Task to carry out:
The entries below contain a line with "The picture is" and a line with "plt.rcParams['mathtext.it'] = 'Liberation". Quote exactly those two lines and all lines between them.

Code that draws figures
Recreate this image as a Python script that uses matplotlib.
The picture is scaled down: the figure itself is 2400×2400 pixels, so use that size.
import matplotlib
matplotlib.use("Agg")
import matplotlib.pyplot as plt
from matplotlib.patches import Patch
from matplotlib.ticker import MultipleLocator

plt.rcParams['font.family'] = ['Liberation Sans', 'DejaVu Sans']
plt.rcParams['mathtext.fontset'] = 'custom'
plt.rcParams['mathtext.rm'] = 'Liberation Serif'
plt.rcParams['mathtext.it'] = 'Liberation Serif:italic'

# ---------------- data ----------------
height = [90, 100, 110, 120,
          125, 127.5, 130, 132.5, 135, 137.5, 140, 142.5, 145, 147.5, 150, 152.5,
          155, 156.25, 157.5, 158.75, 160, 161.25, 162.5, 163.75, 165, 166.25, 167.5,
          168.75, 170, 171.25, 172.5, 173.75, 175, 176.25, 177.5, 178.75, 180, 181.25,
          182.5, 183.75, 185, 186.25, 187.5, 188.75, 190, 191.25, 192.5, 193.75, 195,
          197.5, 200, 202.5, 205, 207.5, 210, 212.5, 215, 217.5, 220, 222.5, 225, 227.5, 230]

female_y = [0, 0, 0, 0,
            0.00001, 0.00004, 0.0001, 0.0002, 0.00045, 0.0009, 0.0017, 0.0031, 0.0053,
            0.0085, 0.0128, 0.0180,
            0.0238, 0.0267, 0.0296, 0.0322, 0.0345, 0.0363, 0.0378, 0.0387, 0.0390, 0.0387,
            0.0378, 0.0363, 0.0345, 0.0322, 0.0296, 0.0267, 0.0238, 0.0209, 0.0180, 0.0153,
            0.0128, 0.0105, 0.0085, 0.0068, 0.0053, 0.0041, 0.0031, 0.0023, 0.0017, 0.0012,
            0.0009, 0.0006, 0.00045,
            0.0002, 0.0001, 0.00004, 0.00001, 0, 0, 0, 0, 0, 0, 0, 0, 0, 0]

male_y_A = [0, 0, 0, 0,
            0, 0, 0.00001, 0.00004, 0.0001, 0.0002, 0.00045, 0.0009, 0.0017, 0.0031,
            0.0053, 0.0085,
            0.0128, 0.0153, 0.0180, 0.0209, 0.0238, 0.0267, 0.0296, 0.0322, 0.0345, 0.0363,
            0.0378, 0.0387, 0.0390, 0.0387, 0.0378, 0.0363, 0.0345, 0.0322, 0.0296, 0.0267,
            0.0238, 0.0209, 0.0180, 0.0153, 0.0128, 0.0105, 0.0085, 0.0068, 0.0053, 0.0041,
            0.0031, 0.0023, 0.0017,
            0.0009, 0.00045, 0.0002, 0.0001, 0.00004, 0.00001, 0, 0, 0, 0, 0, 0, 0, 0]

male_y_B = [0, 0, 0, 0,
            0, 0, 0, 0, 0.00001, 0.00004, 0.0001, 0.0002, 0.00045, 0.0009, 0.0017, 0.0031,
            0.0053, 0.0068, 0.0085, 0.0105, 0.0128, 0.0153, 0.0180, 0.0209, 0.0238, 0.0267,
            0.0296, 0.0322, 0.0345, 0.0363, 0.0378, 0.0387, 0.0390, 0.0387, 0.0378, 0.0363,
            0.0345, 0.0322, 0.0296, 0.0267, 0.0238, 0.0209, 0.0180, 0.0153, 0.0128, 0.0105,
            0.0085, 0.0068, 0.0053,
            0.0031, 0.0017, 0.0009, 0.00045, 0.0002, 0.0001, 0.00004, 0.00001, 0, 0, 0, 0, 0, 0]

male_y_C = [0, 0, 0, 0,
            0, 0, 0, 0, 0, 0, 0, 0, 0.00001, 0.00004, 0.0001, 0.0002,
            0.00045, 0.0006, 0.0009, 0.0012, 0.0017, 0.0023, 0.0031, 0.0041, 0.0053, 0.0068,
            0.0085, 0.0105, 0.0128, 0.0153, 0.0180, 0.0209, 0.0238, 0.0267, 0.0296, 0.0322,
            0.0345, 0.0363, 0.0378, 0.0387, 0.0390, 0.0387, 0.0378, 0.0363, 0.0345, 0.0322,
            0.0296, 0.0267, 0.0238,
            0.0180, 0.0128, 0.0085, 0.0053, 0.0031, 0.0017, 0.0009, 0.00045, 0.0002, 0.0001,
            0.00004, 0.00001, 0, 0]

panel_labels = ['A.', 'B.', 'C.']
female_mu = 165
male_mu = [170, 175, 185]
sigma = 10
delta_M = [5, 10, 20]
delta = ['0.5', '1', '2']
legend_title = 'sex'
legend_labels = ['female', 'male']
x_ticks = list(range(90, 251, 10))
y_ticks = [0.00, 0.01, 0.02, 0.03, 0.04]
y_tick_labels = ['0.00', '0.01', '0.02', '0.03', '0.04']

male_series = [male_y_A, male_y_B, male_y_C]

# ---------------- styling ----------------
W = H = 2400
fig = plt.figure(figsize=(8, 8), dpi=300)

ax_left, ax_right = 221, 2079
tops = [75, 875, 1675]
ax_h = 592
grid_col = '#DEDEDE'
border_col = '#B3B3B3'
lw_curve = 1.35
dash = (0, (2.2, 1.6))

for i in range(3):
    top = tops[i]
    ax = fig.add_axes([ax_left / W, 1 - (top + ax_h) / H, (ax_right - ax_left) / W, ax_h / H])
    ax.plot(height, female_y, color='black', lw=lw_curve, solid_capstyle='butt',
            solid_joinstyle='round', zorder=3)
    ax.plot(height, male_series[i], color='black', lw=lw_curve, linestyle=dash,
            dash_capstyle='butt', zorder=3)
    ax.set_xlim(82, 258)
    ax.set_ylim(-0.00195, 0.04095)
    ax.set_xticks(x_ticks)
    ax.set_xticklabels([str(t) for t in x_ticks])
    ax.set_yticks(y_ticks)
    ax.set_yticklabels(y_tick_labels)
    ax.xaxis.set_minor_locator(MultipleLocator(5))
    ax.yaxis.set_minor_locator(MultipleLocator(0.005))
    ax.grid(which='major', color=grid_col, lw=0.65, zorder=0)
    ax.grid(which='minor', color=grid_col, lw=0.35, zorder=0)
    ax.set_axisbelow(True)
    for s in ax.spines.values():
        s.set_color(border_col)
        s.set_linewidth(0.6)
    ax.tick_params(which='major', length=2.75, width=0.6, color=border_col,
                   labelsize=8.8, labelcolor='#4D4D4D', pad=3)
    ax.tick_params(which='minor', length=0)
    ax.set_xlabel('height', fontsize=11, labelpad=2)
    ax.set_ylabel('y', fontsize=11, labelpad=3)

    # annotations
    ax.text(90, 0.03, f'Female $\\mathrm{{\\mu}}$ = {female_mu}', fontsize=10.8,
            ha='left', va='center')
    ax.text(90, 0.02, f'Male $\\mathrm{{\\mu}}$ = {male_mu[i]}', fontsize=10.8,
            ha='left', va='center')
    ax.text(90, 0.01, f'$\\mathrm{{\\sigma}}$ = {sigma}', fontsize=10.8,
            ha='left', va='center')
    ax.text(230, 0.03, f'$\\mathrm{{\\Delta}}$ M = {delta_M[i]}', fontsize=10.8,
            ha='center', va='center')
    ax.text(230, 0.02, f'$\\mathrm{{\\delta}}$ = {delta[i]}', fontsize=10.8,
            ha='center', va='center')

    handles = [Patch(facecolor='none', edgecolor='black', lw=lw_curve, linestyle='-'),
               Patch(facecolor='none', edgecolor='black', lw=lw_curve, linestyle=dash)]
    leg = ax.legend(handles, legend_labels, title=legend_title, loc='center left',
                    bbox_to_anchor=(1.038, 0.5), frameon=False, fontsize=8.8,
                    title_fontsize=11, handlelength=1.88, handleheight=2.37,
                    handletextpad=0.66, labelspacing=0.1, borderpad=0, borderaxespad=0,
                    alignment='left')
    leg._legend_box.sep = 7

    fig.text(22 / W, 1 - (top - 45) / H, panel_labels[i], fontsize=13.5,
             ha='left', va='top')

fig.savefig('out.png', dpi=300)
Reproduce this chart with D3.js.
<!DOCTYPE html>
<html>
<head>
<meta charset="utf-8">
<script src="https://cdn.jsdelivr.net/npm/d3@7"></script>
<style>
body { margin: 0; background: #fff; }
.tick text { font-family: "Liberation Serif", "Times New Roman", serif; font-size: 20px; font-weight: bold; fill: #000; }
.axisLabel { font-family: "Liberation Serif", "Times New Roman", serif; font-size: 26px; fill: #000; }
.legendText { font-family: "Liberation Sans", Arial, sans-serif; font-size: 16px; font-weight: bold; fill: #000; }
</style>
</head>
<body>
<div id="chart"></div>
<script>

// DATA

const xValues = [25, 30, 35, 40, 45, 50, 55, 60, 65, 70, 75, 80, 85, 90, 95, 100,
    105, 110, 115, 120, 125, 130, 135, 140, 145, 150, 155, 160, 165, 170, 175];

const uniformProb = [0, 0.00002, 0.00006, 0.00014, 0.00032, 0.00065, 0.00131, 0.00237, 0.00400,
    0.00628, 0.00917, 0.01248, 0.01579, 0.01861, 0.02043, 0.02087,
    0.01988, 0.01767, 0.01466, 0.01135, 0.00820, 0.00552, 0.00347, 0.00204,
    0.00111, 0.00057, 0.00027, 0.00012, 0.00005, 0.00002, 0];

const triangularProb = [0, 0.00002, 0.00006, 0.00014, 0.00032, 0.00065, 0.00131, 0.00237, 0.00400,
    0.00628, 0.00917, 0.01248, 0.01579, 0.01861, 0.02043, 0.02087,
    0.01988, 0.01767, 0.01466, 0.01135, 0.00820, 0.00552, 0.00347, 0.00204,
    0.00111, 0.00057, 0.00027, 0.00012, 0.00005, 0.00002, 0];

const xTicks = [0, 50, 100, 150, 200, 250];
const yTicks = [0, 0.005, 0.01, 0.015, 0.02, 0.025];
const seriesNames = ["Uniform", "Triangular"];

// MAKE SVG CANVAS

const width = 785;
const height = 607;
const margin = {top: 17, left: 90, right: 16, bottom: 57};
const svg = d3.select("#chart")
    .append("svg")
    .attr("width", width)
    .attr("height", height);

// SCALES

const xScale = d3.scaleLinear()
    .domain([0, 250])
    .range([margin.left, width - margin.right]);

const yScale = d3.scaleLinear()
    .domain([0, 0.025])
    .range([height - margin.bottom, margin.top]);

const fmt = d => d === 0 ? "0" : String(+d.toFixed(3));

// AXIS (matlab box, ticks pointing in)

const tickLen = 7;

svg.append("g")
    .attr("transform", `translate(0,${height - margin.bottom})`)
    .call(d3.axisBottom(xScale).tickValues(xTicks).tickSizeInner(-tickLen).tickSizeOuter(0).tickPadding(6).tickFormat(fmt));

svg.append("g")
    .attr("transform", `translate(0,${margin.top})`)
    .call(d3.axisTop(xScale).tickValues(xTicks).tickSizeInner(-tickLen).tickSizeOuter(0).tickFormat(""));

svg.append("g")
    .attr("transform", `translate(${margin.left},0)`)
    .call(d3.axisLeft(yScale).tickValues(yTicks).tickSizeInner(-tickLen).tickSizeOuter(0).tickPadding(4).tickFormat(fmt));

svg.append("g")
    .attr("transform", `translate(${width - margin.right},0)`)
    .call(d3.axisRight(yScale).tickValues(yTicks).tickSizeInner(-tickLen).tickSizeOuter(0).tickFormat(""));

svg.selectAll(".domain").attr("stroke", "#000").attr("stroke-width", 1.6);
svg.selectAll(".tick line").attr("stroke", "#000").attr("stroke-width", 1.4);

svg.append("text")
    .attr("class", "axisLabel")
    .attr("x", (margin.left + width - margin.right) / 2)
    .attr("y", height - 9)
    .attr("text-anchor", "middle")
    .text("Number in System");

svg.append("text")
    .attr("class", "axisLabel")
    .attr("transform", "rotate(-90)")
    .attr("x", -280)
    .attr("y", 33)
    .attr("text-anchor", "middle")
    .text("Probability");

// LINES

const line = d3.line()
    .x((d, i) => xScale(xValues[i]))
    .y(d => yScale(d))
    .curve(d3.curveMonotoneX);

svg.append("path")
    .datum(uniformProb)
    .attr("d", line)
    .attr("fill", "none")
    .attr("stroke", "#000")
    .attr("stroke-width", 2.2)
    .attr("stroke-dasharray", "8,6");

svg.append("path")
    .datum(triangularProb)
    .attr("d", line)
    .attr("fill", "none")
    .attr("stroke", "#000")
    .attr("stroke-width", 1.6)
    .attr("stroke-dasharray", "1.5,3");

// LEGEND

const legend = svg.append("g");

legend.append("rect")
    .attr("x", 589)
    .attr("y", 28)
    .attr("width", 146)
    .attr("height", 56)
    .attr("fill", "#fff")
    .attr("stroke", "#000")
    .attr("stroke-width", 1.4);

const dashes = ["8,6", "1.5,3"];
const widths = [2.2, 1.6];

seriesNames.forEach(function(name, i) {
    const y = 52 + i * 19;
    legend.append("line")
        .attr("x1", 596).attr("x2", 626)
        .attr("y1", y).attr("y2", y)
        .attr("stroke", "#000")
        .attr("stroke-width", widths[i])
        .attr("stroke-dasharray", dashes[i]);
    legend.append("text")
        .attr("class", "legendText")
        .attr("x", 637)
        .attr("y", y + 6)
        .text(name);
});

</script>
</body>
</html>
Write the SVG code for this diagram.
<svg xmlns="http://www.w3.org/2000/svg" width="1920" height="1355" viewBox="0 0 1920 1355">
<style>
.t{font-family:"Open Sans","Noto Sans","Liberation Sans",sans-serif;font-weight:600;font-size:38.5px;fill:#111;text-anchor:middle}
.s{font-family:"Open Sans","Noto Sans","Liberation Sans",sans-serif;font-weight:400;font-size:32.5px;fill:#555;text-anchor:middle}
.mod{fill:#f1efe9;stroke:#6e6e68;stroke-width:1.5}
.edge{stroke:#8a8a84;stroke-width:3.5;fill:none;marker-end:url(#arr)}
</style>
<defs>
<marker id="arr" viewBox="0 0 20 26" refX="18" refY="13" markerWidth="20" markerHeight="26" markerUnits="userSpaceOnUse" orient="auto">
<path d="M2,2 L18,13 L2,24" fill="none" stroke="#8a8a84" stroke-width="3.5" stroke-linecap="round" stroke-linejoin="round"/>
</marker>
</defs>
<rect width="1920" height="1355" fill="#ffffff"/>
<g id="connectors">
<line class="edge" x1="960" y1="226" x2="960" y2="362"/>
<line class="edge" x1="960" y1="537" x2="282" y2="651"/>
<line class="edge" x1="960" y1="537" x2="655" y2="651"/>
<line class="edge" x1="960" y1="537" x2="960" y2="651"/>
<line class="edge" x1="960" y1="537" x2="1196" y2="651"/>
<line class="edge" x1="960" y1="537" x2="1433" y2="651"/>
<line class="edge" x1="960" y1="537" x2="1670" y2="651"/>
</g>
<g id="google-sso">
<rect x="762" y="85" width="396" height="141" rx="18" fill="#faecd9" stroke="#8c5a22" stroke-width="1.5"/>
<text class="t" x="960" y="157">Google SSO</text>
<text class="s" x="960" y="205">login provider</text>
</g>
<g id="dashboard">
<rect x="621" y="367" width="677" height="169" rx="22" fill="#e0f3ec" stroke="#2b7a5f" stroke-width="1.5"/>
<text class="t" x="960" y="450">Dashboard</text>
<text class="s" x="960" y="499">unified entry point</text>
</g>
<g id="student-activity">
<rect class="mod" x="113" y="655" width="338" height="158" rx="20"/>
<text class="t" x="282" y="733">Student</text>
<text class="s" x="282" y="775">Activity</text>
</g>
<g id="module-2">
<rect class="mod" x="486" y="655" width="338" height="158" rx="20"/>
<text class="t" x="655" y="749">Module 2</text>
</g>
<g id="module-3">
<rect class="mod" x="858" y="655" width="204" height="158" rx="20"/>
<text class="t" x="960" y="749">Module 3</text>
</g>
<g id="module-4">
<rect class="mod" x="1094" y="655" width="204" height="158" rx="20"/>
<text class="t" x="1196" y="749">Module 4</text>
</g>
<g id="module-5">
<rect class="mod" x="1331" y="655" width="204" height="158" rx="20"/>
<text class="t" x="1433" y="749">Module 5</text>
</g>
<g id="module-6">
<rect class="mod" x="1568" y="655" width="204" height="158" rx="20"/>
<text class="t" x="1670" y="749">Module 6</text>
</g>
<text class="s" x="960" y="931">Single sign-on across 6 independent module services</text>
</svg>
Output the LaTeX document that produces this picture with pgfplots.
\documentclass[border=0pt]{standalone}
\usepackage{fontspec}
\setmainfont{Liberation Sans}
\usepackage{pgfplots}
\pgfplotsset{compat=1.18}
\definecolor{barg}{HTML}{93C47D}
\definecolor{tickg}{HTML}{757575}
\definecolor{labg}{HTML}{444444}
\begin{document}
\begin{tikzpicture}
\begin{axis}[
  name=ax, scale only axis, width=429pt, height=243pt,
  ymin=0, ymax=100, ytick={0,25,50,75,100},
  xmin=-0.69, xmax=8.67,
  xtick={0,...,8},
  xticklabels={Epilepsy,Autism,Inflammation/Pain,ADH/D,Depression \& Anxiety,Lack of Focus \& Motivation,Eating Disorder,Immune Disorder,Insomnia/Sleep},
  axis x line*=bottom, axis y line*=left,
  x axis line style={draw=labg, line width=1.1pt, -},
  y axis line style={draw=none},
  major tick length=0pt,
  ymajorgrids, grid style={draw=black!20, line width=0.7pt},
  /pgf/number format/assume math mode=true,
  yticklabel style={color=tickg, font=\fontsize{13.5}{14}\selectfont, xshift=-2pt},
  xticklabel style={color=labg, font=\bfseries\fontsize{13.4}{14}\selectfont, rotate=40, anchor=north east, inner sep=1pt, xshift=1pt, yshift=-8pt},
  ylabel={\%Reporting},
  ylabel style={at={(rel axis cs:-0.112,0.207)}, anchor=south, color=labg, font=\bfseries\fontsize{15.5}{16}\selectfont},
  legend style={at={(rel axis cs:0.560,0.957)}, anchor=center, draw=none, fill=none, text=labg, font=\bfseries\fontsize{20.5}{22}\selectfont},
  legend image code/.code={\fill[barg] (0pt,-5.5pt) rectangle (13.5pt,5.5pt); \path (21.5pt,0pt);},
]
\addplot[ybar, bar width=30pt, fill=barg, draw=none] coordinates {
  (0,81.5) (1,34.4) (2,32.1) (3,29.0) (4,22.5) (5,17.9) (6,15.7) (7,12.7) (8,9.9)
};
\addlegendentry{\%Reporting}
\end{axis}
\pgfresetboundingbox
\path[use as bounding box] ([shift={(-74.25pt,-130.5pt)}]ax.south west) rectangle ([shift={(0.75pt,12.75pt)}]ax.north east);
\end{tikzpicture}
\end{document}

Task solution:
The picture is scaled down: the figure itself is 2400×2400 pixels, so use that size.
import matplotlib
matplotlib.use("Agg")
import matplotlib.pyplot as plt
from matplotlib.patches import Patch
from matplotlib.ticker import MultipleLocator

plt.rcParams['font.family'] = ['Liberation Sans', 'DejaVu Sans']
plt.rcParams['mathtext.fontset'] = 'custom'
plt.rcParams['mathtext.rm'] = 'Liberation Serif'
plt.rcParams['mathtext.it'] = 'Liberation Serif:italic'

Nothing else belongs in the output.